Might it come back? There are two inside candidates for the chief position, neither of which is considered a SWAT guy.  Town Manager Bob Halpin says he has no opinion one way or another about SWAT, that it won’t factor in his decision, and it will be entirely up to the next chief.  And there will be no public discussion of reinstating the SWAT team, not before selectmen, not before Town Meeting.  Framingham operates under a “strong chief” and “strong town manager” model, and that’s how it works.

I expect there’s grumbling in the FPD about Carl’s move. SWAT work is lucrative and fun. That puts pressure on the two candidates for chief, Halpin and all the other Memorial Building insiders. One way this may play out is in a decision over who to call when the town needs a SWAT team.  Carl has arranged for the state police to provide that support. It’s headquartered in Framingham, and its made up of well-trained officers who do SWAT as a full-time job. The other option is to join a regional collaborative (Halpin suggested NEMLEC), in which member departments contribute a few SWAT-trained officers to be on call. Local SWAT officers would like that opportunity, but there may be liability issues with the arrangement.
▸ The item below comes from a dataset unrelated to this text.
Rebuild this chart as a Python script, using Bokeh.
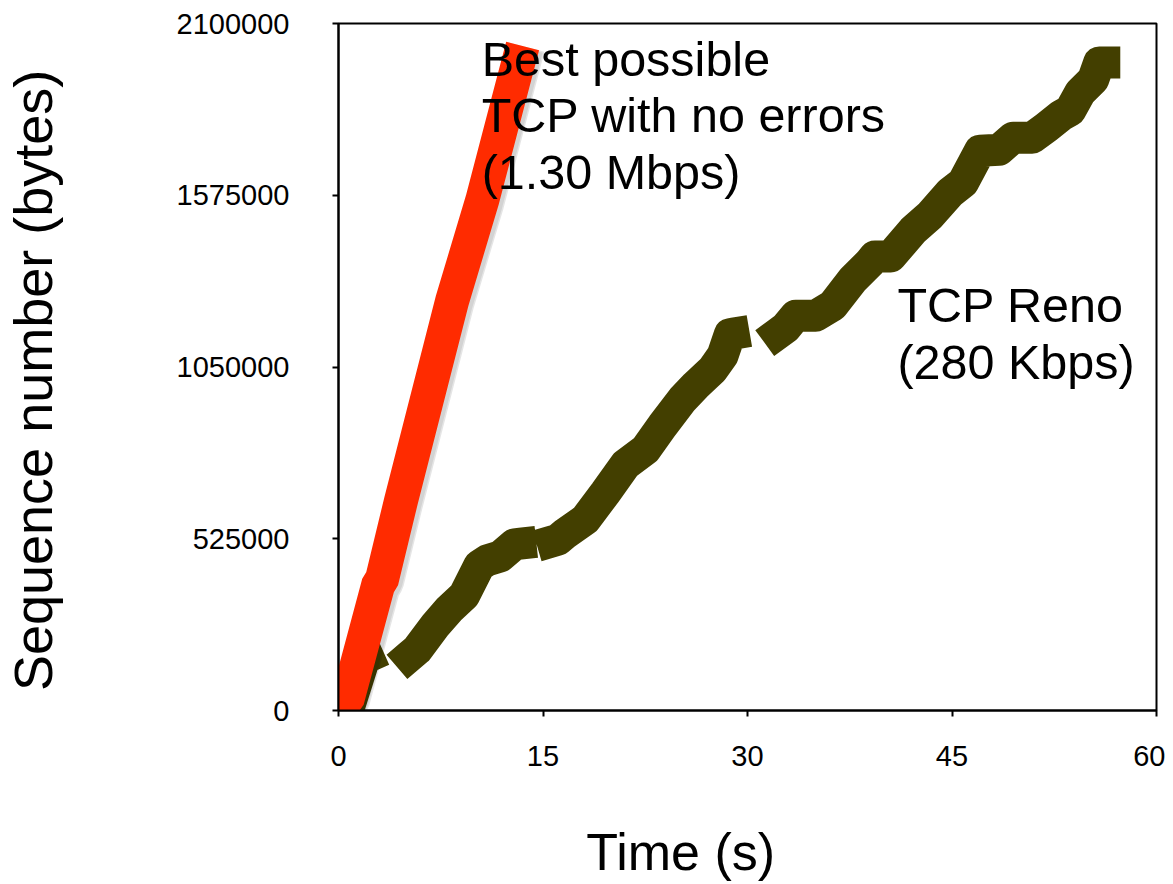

The people of Framingham might have an opinion on the issue. In an emergency, would you rather have a team of trained, experienced, full-time SWAT professionals working directly with FPD liaison officers, or a mix-and-match team of part-timers drawn from communities near and far?  Halpin might say it doesn’t matter what they think, because Framingham’s SWAT decision has no place in public discussion. That’s where we disagree.